Metadata-Version: 2.1
Name: pyracmon
Version: 1.0a0
Summary: Python O/R Mapping extension for DB-API 2.0
Home-page: https://github.com/sozu/py-pyracmon
Author: sozuberry
Author-email: sozuberry@gmail.com
License: UNKNOWN
Platform: UNKNOWN
Classifier: Programming Language :: Python :: 3.6
Classifier: License :: OSI Approved :: MIT License
Classifier: Operating System :: OS Independent
Description-Content-Type: text/markdown
License-File: LICENSE

# Python O/R mapping extension for DB-API 2.0

## Overview

This library provides functionalities to refine codes executing DB operations. The main peculiar concepts are *model declaration* and *relational graph*.

*Model* is the class representing a table and its instance corresponds to a record. This library provides a way to declare model classes by reverse-engineering from actual tables. Once you connect DB, model classes are importable from a module you specified. Those classes have various methods executing simple operations on a table.

*Graph* is composed of *node*s and *edge*s, where each node contains a model object or any kind of value. An edge between nodes represents their relation, such as foreign key constraint between records. *Graph*s are designed to store results of queries with straight-forward codes, which makes you free from suffering from the reconstruction of data structure. Additionally, *graph view* provides intuitive interfaces to traverse it and *graph serialization* feature enables conversion from a *graph* into a `dict` with keeping its structure and applying flexible representation to each node.

On the other hand, this library does NOT support following features which are common in libraries called O/R mapper.

- Query generation resolving relations (foreign keys) automatically.
- Object based query operation such as lazy loading or dirty state handling.
- Code first migrations, that is, database migrations based on entity declarations.

## Features

**DB-API 2.0**

This library works as a wrapper of any kind of DB driver compliant with DB-API 2.0 such as *psycopg2* or *PyMySQL*. DB operations are passed to the driver so that any functionality it provides is also available. 
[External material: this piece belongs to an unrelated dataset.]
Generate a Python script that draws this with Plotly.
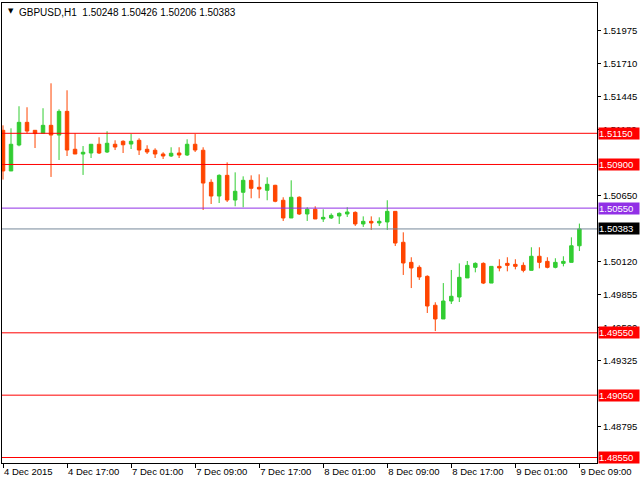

**Automatic declaration of model types**

Similarly to many other O/R mappers, this library represents a table with a class called *model type*. The characteristic is that the declarations of *model types* are done by a function crawling tables in DB at runtime, not by manual coding.

**Query helpers**

While this library mainly focuses on the use of SQL, not DSL, it exports functions to generate a part of query and each *model type* has methods to execute some routine DB operations on its representing table. They will decrease boilerplate codes to construct query string and parameters. Meanwhile, complicated queries which contain table join, sub-query and so on are not suppoted intentionaly, because it is revealed that trials to manage to them by DSL will end up to bring larger difficulties.

**Record graph**

`Graph` is a type representing tree structure where each node has at most one parent node, where relations between *model*s are represented with edges. By using the graph to store structured records, every *model type* does not require extra attributes which often spoil the type structure. In addition, *graph serialization* feature provides flexible representations of the graph for later use. Therefore, the *graph* contributes decoupling DB operations and data representations in your codes.

**Static typing support**

This library provides the functionality to get the schema of serialized graph statically. For example in RESTful applications, the schema can be used for documentation of HTTP response. Because the schema reflects flexible change on data structure (ex. adding computed values, removing keys from a dictionary) in serialization phase, it no longer necessary to declare a type only to represent response structure. Note that the state of this functionality is still unstable becasue static typing support of python is changing frequently.

**Testing support**

Experimental.

Testing DB operations is an important but difficult task. `pyracmon.testing` provides interfaces to reduce the difficulty. One of them is the generation of fixture by minimal declaration of column values. Feeding values only on columns in interest generates rows by complementing other columns with automatically generated values. Others are in experimental stage and will be changed or removed in future version.

## Prerequisite

Pyracmon requires python 3.6 or higher.

Static typing functionalities are highly affected by python version.
Because of frequent update of python `typing` package, syntax assumed in this library might already have got deprecated.
Those functionalities will be left not completely conforming to specifications of the package while they are unstable.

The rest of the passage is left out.